Question

The moon’s distance from the earth is 360000 km and its diameter subtends an angle of 42’ at the eye of the observer. The diameter of the moon is?
(a) 4400 km
(b) 1000km
(c) 3600km
(d) 8800km

Answer 1

Hint: In the question the key is approximation. As the angle subtended by the diameter in the eye of the observer is very small, i.e., 42’, we can say that the diameter of the moon is equal to $R\theta $ , where R is equal to the distance and $\theta $ is the angle subtended in radians.

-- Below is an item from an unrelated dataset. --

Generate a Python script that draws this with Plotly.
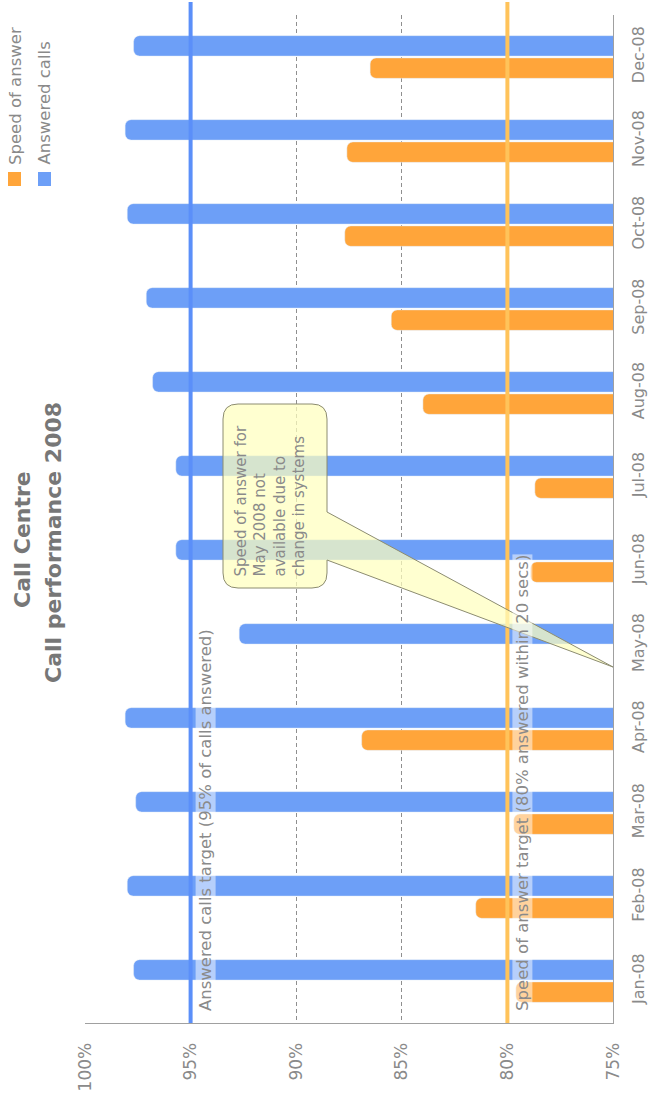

Complete step-by-step answer:
Let us start the solution to the above question by drawing a rough figure of the situation given.

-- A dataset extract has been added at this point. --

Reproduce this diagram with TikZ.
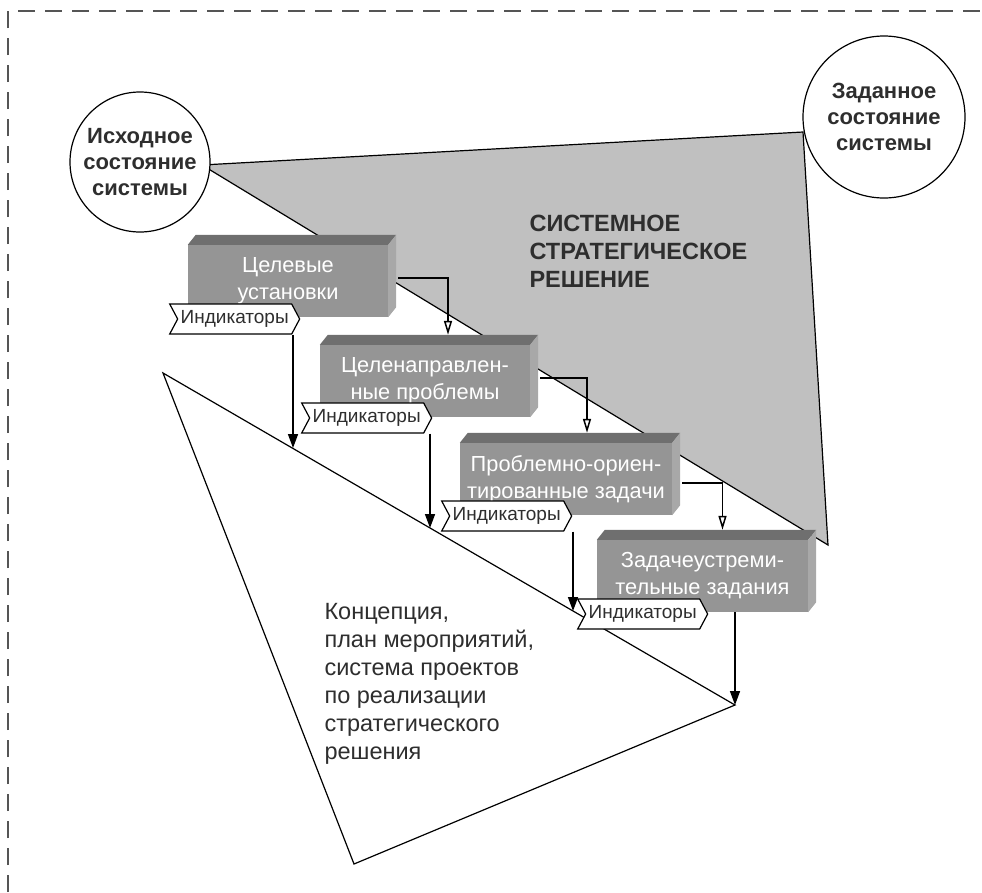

In the given figure, A is the eye of the observer. CD is the diameter of the moon.
Now, as the angle subtended by the diameter in the eye of the observer is very small, i.e., 42’, we can say that the diameter of the moon is equal to $R\theta $ , where R is equal to the distance and $\theta $ is the angle subtended in radians.
So, let us first convert 42’ to radians. We know that $180{}^\circ ={{\pi }^{c}}$ and $1{}^\circ =60'$ . So, we can say that
${{\pi }^{c}}=180\times 60'=10800'$
As 10800’ is equal to ${{\pi }^{c}}$ , we can say that 1’ is equal to $\dfrac{{{\pi }^{c}}}{10800}$ . Using this we can say that 42’ corresponds to $\dfrac{42{{\pi }^{c}}}{10800}=0.0039{{\pi }^{c}}$ .
Therefore, the diameter Cd is given by:
$R\theta =360000\times 0.0039\pi =1404\pi km$
And if we put the value of $\pi =3.14$ , we get CD=4408.56 km, which is approximately equal to 4400 km.
Hence, the answer to the above question is option (a).

Note: Remember that the answers you get in such questions are not exact but are approximate values, as the first approximation we did was taking $R\theta $ as the diameter, next was the value of 42’ in radians which was approximated value and finally the value of $\pi $ which is also taken only to two decimal places.